Inedita è la circolarità di doni, trasfusi dalle antiche tradizioni liturgiche di ciascuno, dall’eucologia, dalla lettura dei Padri della Chiesa, dallo scrigno delle esperienze di santità e di carità dell’una o dell’altra tradizione. Inedita è la capacità di trarre assieme da questi scrigni di santità e carità, bellezza e di sapienza, nuovo coraggio aiutandoci vicendevolmente ad intervenire nel tessuto delle nostre città (Mosca, Bucarest), anche con mezzi poveri..
Non abbiamo alcuna pretesa di definire l’agenda della ricerca della nostra unità: al contrario ci lasciamo condurre e trascinare dalla domanda impellente dei poveri, scoprendo che nell’amore, siamo, in qualche modo, già uniti. L’amore per i poveri dà carne, sostanza, alla ricerca della verità che in tante sedi degne scende nel profondo delle nostre identità e del dialogo ecumenico. 
L’amore per i poveri resta una finestra aperta sul cuore dell’esperienza cristiana, riaccendendo la fiducia nella gratuità, in un mondo mercato, oggi disorientato e cinico.

Nei poveri la ricerca dell’unità
E poi: quanti sono gli uomini e donne, che nella differenza delle nostre tradizioni, hanno parlato la medesima lingua della carità, nel corso dei secoli? Serafino di Sarov e Francesco di Assisi? La Granduchessa Elisabetta (Mat’ Maria Skobtsova) e Madre Teresa? Come recepire le loro testimonianze ritrovando gli accenti che li avvicinano?

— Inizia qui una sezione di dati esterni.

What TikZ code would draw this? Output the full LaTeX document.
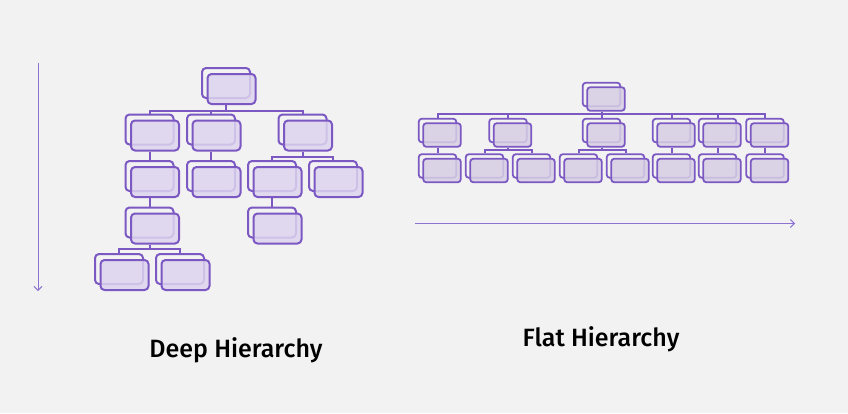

Ed ancora, nel nostro tempo: quanti sono gli uomini e le donne “ponte”, che partecipando di identità confessionali differenti, hanno amato insieme i poveri? Ancora pochi anni fa, prendeva parte ai nostri incontri Suor Emmanuelle Cinquin, cattolica e francese, che a 62 anni, parti per le bidonville del Cairo, dove ha lavorato per ridare speranza agli chiffonier della città dei morti. La sua eredità è stata raccolta da Suor Sara, copta ortodossa, che gli si affiancò in un’avventura di comunione e di gioia che prosegue ancora oggi. E noi? Lasciamo che i poveri ci portino vicino gli uni agli altri, perché possiamo assieme rendere ragione della speranza che è stata riversata nei nostri cuori, e il mondo creda.